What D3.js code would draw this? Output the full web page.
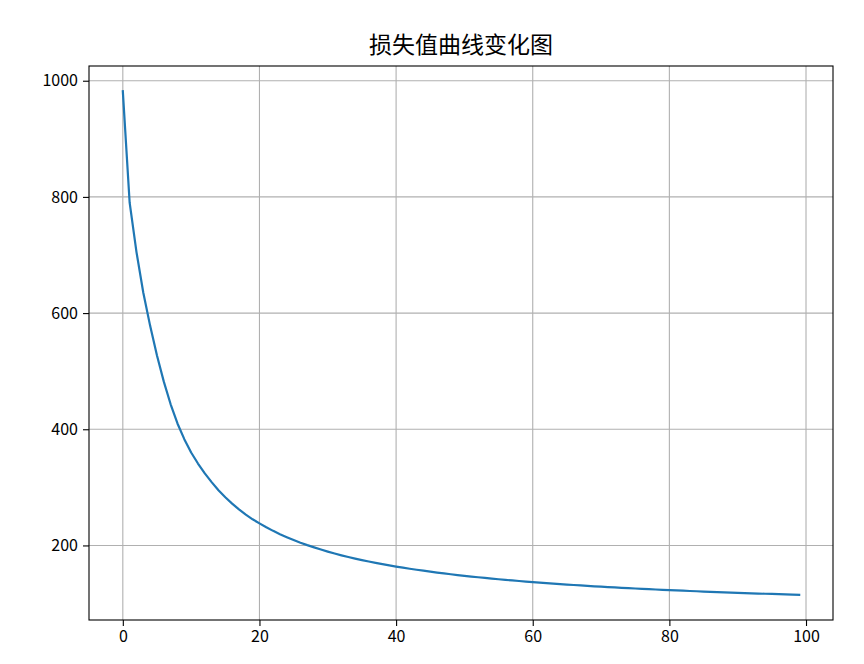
<!DOCTYPE html>
<html>
<head>
<meta charset="utf-8">
<script src="https://cdn.jsdelivr.net/npm/d3@7"></script>
<style>
html,body{margin:0;padding:0;background:#fff;}
svg{display:block;}
</style>
</head>
<body>
<svg id="chart" width="864" height="664"></svg>
<script>
const title = "损失值曲线变化图";
const epochs = d3.range(0, 100);
const lossValues = [
  982, 790, 705, 635, 578, 527, 482, 443, 410, 383,
  360, 341, 324, 309, 295, 283, 272, 262, 253, 245,
  238, 231.3, 225.1, 219.4, 214.2, 209.3, 204.7, 200.5, 196.6, 192.9,
  189.4, 186.1, 183.0, 180.1, 177.4, 174.8, 172.3, 170.0, 167.8, 165.7,
  163.6, 161.7, 159.9, 158.1, 156.5, 154.8, 153.3, 151.8, 150.4, 149.0,
  147.7, 146.4, 145.2, 144.1, 142.9, 141.8, 140.8, 139.7, 138.8, 137.8,
  136.9, 136.0, 135.1, 134.3, 133.5, 132.7, 131.9, 131.2, 130.4, 129.7,
  129.0, 128.4, 127.7, 127.1, 126.5, 125.9, 125.3, 124.7, 124.2, 123.6,
  123.1, 122.6, 122.1, 121.6, 121.1, 120.6, 120.2, 119.7, 119.3, 118.9,
  118.4, 118.0, 117.6, 117.2, 116.8, 116.5, 116.1, 115.7, 115.4, 115.0
];
const xTicks = [0, 20, 40, 60, 80, 100];
const yTicks = [200, 400, 600, 800, 1000];

const margin = {left: 89, right: 864 - 833, top: 66, bottom: 664 - 620};
const W = 864, H = 664;
const svg = d3.select("#chart");

const xMin = d3.min(epochs), xMax = d3.max(epochs);
const yMin = d3.min(lossValues), yMax = d3.max(lossValues);
const xPad = (xMax - xMin) * 0.05, yPad = (yMax - yMin) * 0.05;

const x = d3.scaleLinear().domain([xMin - xPad, xMax + xPad]).range([margin.left, W - margin.right]);
const y = d3.scaleLinear().domain([yMin - yPad, yMax + yPad]).range([H - margin.bottom, margin.top]);

const font = "'Noto Sans CJK SC', 'DejaVu Sans', sans-serif";

// grid
const g = svg.append("g");
g.selectAll(".gx").data(xTicks).enter().append("line")
  .attr("x1", d => x(d)).attr("x2", d => x(d))
  .attr("y1", margin.top).attr("y2", H - margin.bottom)
  .attr("stroke", "#b0b0b0").attr("stroke-width", 1.1);
g.selectAll(".gy").data(yTicks).enter().append("line")
  .attr("y1", d => y(d)).attr("y2", d => y(d))
  .attr("x1", margin.left).attr("x2", W - margin.right)
  .attr("stroke", "#b0b0b0").attr("stroke-width", 1.1);

// line
const line = d3.line().x((d, i) => x(epochs[i])).y(d => y(d));
svg.append("path").datum(lossValues)
  .attr("d", line).attr("fill", "none")
  .attr("stroke", "#1f77b4").attr("stroke-width", 2.2)
  .attr("stroke-linejoin", "round").attr("stroke-linecap", "square");

// axes
const xAxis = d3.axisBottom(x).tickValues(xTicks).tickSize(6).tickPadding(5).tickFormat(d3.format("d"));
const yAxis = d3.axisLeft(y).tickValues(yTicks).tickSize(6).tickPadding(5).tickFormat(d3.format("d"));
const gx = svg.append("g").attr("transform", `translate(0,${H - margin.bottom})`).call(xAxis);
const gy = svg.append("g").attr("transform", `translate(${margin.left},0)`).call(yAxis);
[gx, gy].forEach(a => {
  a.select(".domain").remove();
  a.selectAll(".tick line").attr("stroke", "#000").attr("stroke-width", 1.1);
  a.selectAll(".tick text").attr("fill", "#000").style("font-family", font).style("font-size", "16px");
});

// frame
svg.append("rect")
  .attr("x", margin.left).attr("y", margin.top)
  .attr("width", W - margin.right - margin.left).attr("height", H - margin.bottom - margin.top)
  .attr("fill", "none").attr("stroke", "#000").attr("stroke-width", 1.1);

// title
svg.append("text")
  .attr("x", (margin.left + W - margin.right) / 2).attr("y", 53)
  .attr("text-anchor", "middle")
  .style("font-family", font).style("font-size", "23px").attr("fill", "#000")
  .text(title);
</script>
</body>
</html>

- - - -

▶ **TASK TO COMPLETE**: Print the whole listing above once more, word for word, without its pictures.

▶ **SOLVED EXERCISE**:
What D3.js code would draw this? Output the full web page.
<!DOCTYPE html>
<html>
<head>
<meta charset="utf-8">
<script src="https://cdn.jsdelivr.net/npm/d3@7"></script>
<style>
html,body{margin:0;padding:0;background:#fff;}
svg{display:block;}
</style>
</head>
<body>
<svg id="chart" width="864" height="664"></svg>
<script>
const title = "损失值曲线变化图";
const epochs = d3.range(0, 100);
const lossValues = [
  982, 790, 705, 635, 578, 527, 482, 443, 410, 383,
  360, 341, 324, 309, 295, 283, 272, 262, 253, 245,
  238, 231.3, 225.1, 219.4, 214.2, 209.3, 204.7, 200.5, 196.6, 192.9,
  189.4, 186.1, 183.0, 180.1, 177.4, 174.8, 172.3, 170.0, 167.8, 165.7,
  163.6, 161.7, 159.9, 158.1, 156.5, 154.8, 153.3, 151.8, 150.4, 149.0,
  147.7, 146.4, 145.2, 144.1, 142.9, 141.8, 140.8, 139.7, 138.8, 137.8,
  136.9, 136.0, 135.1, 134.3, 133.5, 132.7, 131.9, 131.2, 130.4, 129.7,
  129.0, 128.4, 127.7, 127.1, 126.5, 125.9, 125.3, 124.7, 124.2, 123.6,
  123.1, 122.6, 122.1, 121.6, 121.1, 120.6, 120.2, 119.7, 119.3, 118.9,
  118.4, 118.0, 117.6, 117.2, 116.8, 116.5, 116.1, 115.7, 115.4, 115.0
];
const xTicks = [0, 20, 40, 60, 80, 100];
const yTicks = [200, 400, 600, 800, 1000];

const margin = {left: 89, right: 864 - 833, top: 66, bottom: 664 - 620};
const W = 864, H = 664;
const svg = d3.select("#chart");

const xMin = d3.min(epochs), xMax = d3.max(epochs);
const yMin = d3.min(lossValues), yMax = d3.max(lossValues);
const xPad = (xMax - xMin) * 0.05, yPad = (yMax - yMin) * 0.05;

const x = d3.scaleLinear().domain([xMin - xPad, xMax + xPad]).range([margin.left, W - margin.right]);
const y = d3.scaleLinear().domain([yMin - yPad, yMax + yPad]).range([H - margin.bottom, margin.top]);

const font = "'Noto Sans CJK SC', 'DejaVu Sans', sans-serif";

// grid
const g = svg.append("g");
g.selectAll(".gx").data(xTicks).enter().append("line")
  .attr("x1", d => x(d)).attr("x2", d => x(d))
  .attr("y1", margin.top).attr("y2", H - margin.bottom)
  .attr("stroke", "#b0b0b0").attr("stroke-width", 1.1);
g.selectAll(".gy").data(yTicks).enter().append("line")
  .attr("y1", d => y(d)).attr("y2", d => y(d))
  .attr("x1", margin.left).attr("x2", W - margin.right)
  .attr("stroke", "#b0b0b0").attr("stroke-width", 1.1);

// line
const line = d3.line().x((d, i) => x(epochs[i])).y(d => y(d));
svg.append("path").datum(lossValues)
  .attr("d", line).attr("fill", "none")
  .attr("stroke", "#1f77b4").attr("stroke-width", 2.2)
  .attr("stroke-linejoin", "round").attr("stroke-linecap", "square");

// axes
const xAxis = d3.axisBottom(x).tickValues(xTicks).tickSize(6).tickPadding(5).tickFormat(d3.format("d"));
const yAxis = d3.axisLeft(y).tickValues(yTicks).tickSize(6).tickPadding(5).tickFormat(d3.format("d"));
const gx = svg.append("g").attr("transform", `translate(0,${H - margin.bottom})`).call(xAxis);
const gy = svg.append("g").attr("transform", `translate(${margin.left},0)`).call(yAxis);
[gx, gy].forEach(a => {
  a.select(".domain").remove();
  a.selectAll(".tick line").attr("stroke", "#000").attr("stroke-width", 1.1);
  a.selectAll(".tick text").attr("fill", "#000").style("font-family", font).style("font-size", "16px");
});

// frame
svg.append("rect")
  .attr("x", margin.left).attr("y", margin.top)
  .attr("width", W - margin.right - margin.left).attr("height", H - margin.bottom - margin.top)
  .attr("fill", "none").attr("stroke", "#000").attr("stroke-width", 1.1);

// title
svg.append("text")
  .attr("x", (margin.left + W - margin.right) / 2).attr("y", 53)
  .attr("text-anchor", "middle")
  .style("font-family", font).style("font-size", "23px").attr("fill", "#000")
  .text(title);
</script>
</body>
</html>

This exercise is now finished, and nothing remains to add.